Went to the site Duckster sent me. I know some one who has been a quadriplegic for decades (injured in her teens). She has no prints at all, she was told the lack of use reduces prints. Also bricklayers and people who use their hands a lot, usually from what I’ve seen, have prominent prints. Maybe they disappear for a time during a lot of work, but when the grow back, they grow back very prominent.
Huh. Reading that link is informative. It may explain the delay I’m experiencing with getting my TSA precheck lined up. My husband is older than me, and after paying the money and getting his prints taken, got his Known Traveler Number less than a day later. It has been three weeks plus for me and I’m still waiting. Their website says it’s something to do with a delay in fingerprint processing.
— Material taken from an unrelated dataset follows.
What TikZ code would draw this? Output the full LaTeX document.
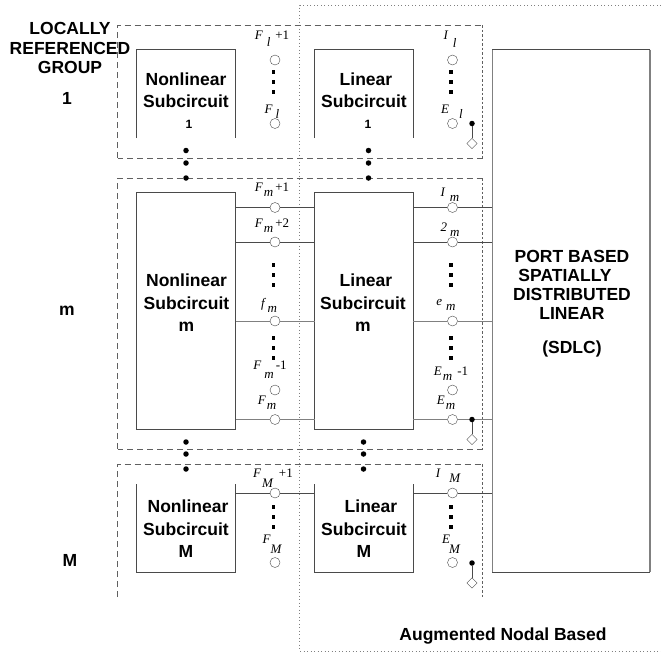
\documentclass[tikz,border=0pt]{standalone}
\usepackage{fontspec}
\setmainfont{Liberation Sans}
\newfontfamily\serifport{Liberation Serif}
\usepackage{tikz}
\usetikzlibrary{shapes.geometric}
\usepackage{xcolor}
\definecolor{wire}{HTML}{4A4A4A}
\definecolor{wirelight}{HTML}{808080}
\definecolor{groupline}{HTML}{606060}
\newcommand{\portlab}[3]{{\serifport\itshape #1\kern1pt\raisebox{-5pt}{#2}\kern2pt\upshape #3}}

\begin{document}
\begin{tikzpicture}[
    x=1pt, y=-1pt,
    ckt/.style={minimum width=#1, inner sep=0pt, outer sep=0pt},
    boxtext/.style={font=\fontsize{17.5}{22.5}\selectfont\bfseries, align=center},
    tighttext/.style={font=\fontsize{17.5}{19.2}\selectfont\bfseries, align=center},
    smalltext/.style={font=\fontsize{12}{14}\selectfont\bfseries},
    port/.style={draw=wire, circle, minimum size=10pt, inner sep=0pt},
    portlabel/.style={font=\fontsize{13}{15}\selectfont, inner sep=0pt},
    bigdot/.style={fill=black, circle, minimum size=5.5pt, inner sep=0pt},
    smalldot/.style={fill=black, rectangle, minimum size=3.5pt, inner sep=0pt},
    gnddot/.style={fill=black, circle, minimum size=5.5pt, inner sep=0pt},
    gnd/.style={draw=wire, diamond, fill=white, minimum size=10.5pt, inner sep=0pt},
    boxline/.style={draw=wire, line width=0.9pt},
    wireline/.style={draw=wire, line width=0.9pt},
    grouphoriz/.style={draw=groupline, line width=0.8pt, dash pattern=on 6pt off 4pt},
    groupright/.style={draw=groupline, line width=0.8pt, dash pattern=on 2.5pt off 2pt},
]
\useasboundingbox (0,0) rectangle (661,654);

% Augmented nodal region
\draw[wirelight, line width=0.8pt, dash pattern=on 1pt off 2.5pt] (661,5) -- (299.5,5) -- (299.5,651) -- (661,651);

% Locally referenced group outlines
\coordinate (ga) at (117.5,25);
\coordinate (gb) at (482.5,158);
\coordinate (gc) at (117.5,178);
\coordinate (gd) at (482.5,449);
\coordinate (ge) at (117.5,464);
\coordinate (gf) at (482.5,597);
\draw[grouphoriz] (gb -| ga) -- (ga) -- (ga -| gb);
\draw[groupright] (ga -| gb) -- (gb);
\draw[grouphoriz] (gb) -- (gb -| ga);
\draw[grouphoriz] (gd -| gc) -- (gc) -- (gc -| gd);
\draw[groupright] (gc -| gd) -- (gd);
\draw[grouphoriz] (gd) -- (gd -| gc);
\draw[grouphoriz] (gf -| ge) -- (ge) -- (ge -| gf);
\draw[groupright] (ge -| gf) -- (gf);

% Left titles
\node[tighttext] (title) at (70,48) {LOCALLY\\REFERENCED\\GROUP};
\node[boxtext] (idxa) at (67,98) {1};
\node[boxtext] (idxb) at (67,311) {m};
\node[boxtext] (idxc) at (70,560) {M};

% Subcircuits
\node[ckt=99pt, minimum height=88.5pt] (nla) at (186,93.75) {};
\node[ckt=98.5pt, minimum height=88.5pt] (lna) at (363.75,93.75) {};
\node[ckt=99.5pt, minimum height=236.5pt] (nlb) at (185.75,310.75) {};
\node[ckt=98.5pt, minimum height=236.5pt] (lnb) at (363.75,310.75) {};
\node[ckt=99pt, minimum height=88pt] (nlc) at (186,528) {};
\node[ckt=98.5pt, minimum height=88pt] (lnc) at (363.75,528) {};
\node[ckt=158pt, minimum height=522.5pt] (sdlc) at (571,310.75) {};

\draw[boxline] (nla.south west) -- (nla.north west) -- (nla.north east) -- (nla.south east);
\draw[boxline] (lna.south west) -- (lna.north west) -- (lna.north east) -- (lna.south east);
\draw[boxline] (nlb.south west) rectangle (nlb.north east);
\draw[boxline] (lnb.south west) rectangle (lnb.north east);
\draw[boxline] (nlc.north west) -- (nlc.south west) -- (nlc.south east) -- (nlc.north east);
\draw[boxline] (lnc.north west) -- (lnc.south west) -- (lnc.south east) -- (lnc.north east);
\draw[draw=wirelight, line width=0.9pt] (sdlc.south west) -- (sdlc.north west);
\draw[draw=wirelight, line width=1.8pt] (sdlc.north east) -- (sdlc.south east);
\draw[boxline] (sdlc.north west) -- (sdlc.north east);
\draw[boxline] (sdlc.south west) -- (sdlc.south east);

\node[boxtext] (txa) at (186,90) {Nonlinear\\Subcircuit};
\node[smalltext] (txb) at (189,124) {1};
\node[boxtext] (txc) at (364,90) {\kern4pt Linear\\Subcircuit};
\node[smalltext] (txd) at (368,124) {1};
\node[boxtext] (txe) at (186.5,303) {Nonlinear\\Subcircuit\\m};
\node[boxtext] (txf) at (363,303) {\kern6pt Linear\\Subcircuit\\m};
\node[boxtext] (txg) at (186,529) {\kern4pt Nonlinear\\Subcircuit\\M};
\node[boxtext] (txh) at (364,529) {\kern14pt Linear\\Subcircuit\\M};
\node[tighttext] (txi) at (572,285) {PORT BASED\\SPATIALLY\kern14pt\\DISTRIBUTED\\LINEAR};
\node[boxtext] (txj) at (572,349) {(SDLC)};
\node[boxtext] (txk) at (503,636) {Augmented Nodal Based};

% Ports, group 1
\node[port] (pa) at (275,60) {};
\node[port] (pb) at (275,123.5) {};
\node[port] (qa) at (452.5,60) {};
\node[port] (qb) at (452.5,123.5) {};

% Ports, group m
\node[port] (pc) at (275,207.5) {};
\node[port] (pd) at (275,242) {};
\node[port] (pe) at (275,321) {};
\node[port] (pf) at (275,390) {};
\node[port] (pg) at (275,419.5) {};
\node[port] (qc) at (452.5,207.5) {};
\node[port] (qd) at (452.5,242) {};
\node[port] (qe) at (452.5,321) {};
\node[port] (qf) at (452.5,390) {};
\node[port] (qg) at (452.5,419.5) {};

% Ports, group M
\node[port] (ph) at (275,493) {};
\node[port] (pi) at (275,562.5) {};
\node[port] (qh) at (452.5,493) {};
\node[port] (qi) at (452.5,562.5) {};

% Wires
\draw[wireline] (nlb.east |- pc) -- (pc) -- (lnb.west |- pc);
\draw[wireline] (nlb.east |- pd) -- (pd) -- (lnb.west |- pd);
\draw[wireline, draw=wirelight] (nlb.east |- pe) -- (pe) -- (lnb.west |- pe);
\draw[wireline, draw=wirelight] (nlb.east |- pg) -- (pg) -- (lnb.west |- pg);
\draw[wireline] (nlc.east |- ph) -- (ph) -- (lnc.west |- ph);
\draw[wireline] (lnb.east |- qc) -- (qc) -- (sdlc.west |- qc);
\draw[wireline] (lnb.east |- qd) -- (qd) -- (sdlc.west |- qd);
\draw[wireline, draw=wirelight] (lnb.east |- qe) -- (qe) -- (sdlc.west |- qe);
\draw[wireline, draw=wirelight] (lnb.east |- qg) -- (qg) -- (sdlc.west |- qg);
\draw[wireline] (lnc.east |- qh) -- (qh) -- (sdlc.west |- qh);

% Ground legs
\node[gnddot] (ja) at (472,123.5) {};
\node[gnd] (da) at (472,143.5) {};
\draw[wireline] (ja) -- (da);
\node[gnddot] (jb) at (472,419.5) {};
\node[gnd] (db) at (472,439.5) {};
\draw[wireline] (jb) -- (db);
\node[gnddot] (jc) at (472,563) {};
\node[gnd] (dc) at (472,583) {};
\draw[wireline] (jc) -- (dc);

% Dots between groups
\node[bigdot] (ba) at (186,150.5) {};
\node[bigdot] (bb) at (186,163) {};
\node[bigdot] (bc) at (186,178) {};
\node[bigdot] (bd) at (368.5,150.5) {};
\node[bigdot] (be) at (368.5,163) {};
\node[bigdot] (bf) at (368.5,178) {};
\node[bigdot] (bg) at (186,442) {};
\node[bigdot] (bh) at (186,454) {};
\node[bigdot] (bi) at (186,469) {};
\node[bigdot] (bj) at (363.5,442) {};
\node[bigdot] (bk) at (363.5,454) {};
\node[bigdot] (bl) at (363.5,469) {};

% Dots between ports
\node[smalldot] (sa) at (273.5,72) {};
\node[smalldot] (sb) at (273.5,82) {};
\node[smalldot] (sc) at (273.5,92) {};
\node[smalldot] (sd) at (451,72) {};
\node[smalldot] (se) at (451,82) {};
\node[smalldot] (sf) at (451,92) {};
\node[smalldot] (sg) at (273.5,265) {};
\node[smalldot] (sh) at (273.5,275) {};
\node[smalldot] (si) at (273.5,285) {};
\node[smalldot] (sj) at (451,265) {};
\node[smalldot] (sk) at (451,275) {};
\node[smalldot] (sl) at (451,285) {};
\node[smalldot] (sm) at (273.5,338) {};
\node[smalldot] (sn) at (273.5,348) {};
\node[smalldot] (so) at (273.5,358) {};
\node[smalldot] (sp) at (451,338) {};
\node[smalldot] (sq) at (451,348) {};
\node[smalldot] (sr) at (451,358) {};
\node[smalldot] (ss) at (273.5,507) {};
\node[smalldot] (st) at (273.5,517) {};
\node[smalldot] (su) at (273.5,527) {};
\node[smalldot] (sv) at (451,507) {};
\node[smalldot] (sw) at (451,517) {};
\node[smalldot] (sx) at (451,527) {};

% Port labels
\node[portlabel] (la) at (272,39) {\portlab{F}{\raisebox{-2pt}{\kern3pt l}}{\kern3pt+1}};
\node[portlabel] (lb) at (273,112) {\portlab{F}{\kern2pt l}{}};
\node[portlabel] (lc) at (451,39) {\portlab{I}{\raisebox{-3pt}{\kern4pt l}}{}};
\node[portlabel] (ld) at (453,112) {\portlab{E}{\kern9pt l}{}};
\node[portlabel] (le) at (272,190) {\portlab{F}{m}{+1}};
\node[portlabel] (lf) at (272,226) {\portlab{F}{m}{+2}};
\node[portlabel] (lg) at (270,305) {\portlab{f}{\kern2pt m}{}};
\node[portlabel] (lh) at (270,370) {\portlab{F}{\raisebox{-4pt}{\kern2pt m}}{-1}};
\node[portlabel] (li) at (268,403) {\portlab{F}{m}{}};
\node[portlabel] (lj) at (273,478) {\portlab{F}{\raisebox{-5pt}{M}}{\kern4pt+1}};
\node[portlabel] (lk) at (273,544) {\portlab{F}{\kern-1pt\raisebox{-5pt}{M}}{}};
\node[portlabel] (ll) at (451,195) {\portlab{I}{\kern4pt m}{}};
\node[portlabel] (lm) at (451,230) {\portlab{2}{\kern2pt m}{}};
\node[portlabel] (ln) at (447,305) {\portlab{e}{\kern3pt m}{}};
\node[portlabel] (lo) at (451,374) {\portlab{E}{m}{\kern3pt-1}};
\node[portlabel] (lp) at (447,403) {\portlab{E}{m}{}};
\node[portlabel] (lq) at (449,476) {\portlab{I}{\kern8pt M}{}};
\node[portlabel] (lr) at (452,544) {\portlab{E}{\kern-2pt\raisebox{-5pt}{M}}{}};

\end{tikzpicture}
\end{document}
I’ve been a secretary since 1974 and maybe my fingerprints have been sanded away by decades of paper-handling.
I just called TSA and they said my fingerprints couldn’t be read, so the FBI is doing a “name-based” background check on me instead, which could take up to two months.
I’ll have to get out a magnifying glass and look at my fingertips. I’ll bet all the fingerprint ridges are worn off.
My wife’s prints are very faint. The article had a good point, to apply only light pressure to the scanners so as to not collapse the ridges and furrows. I’ll pass that on to her, but also it’s a good general reminder.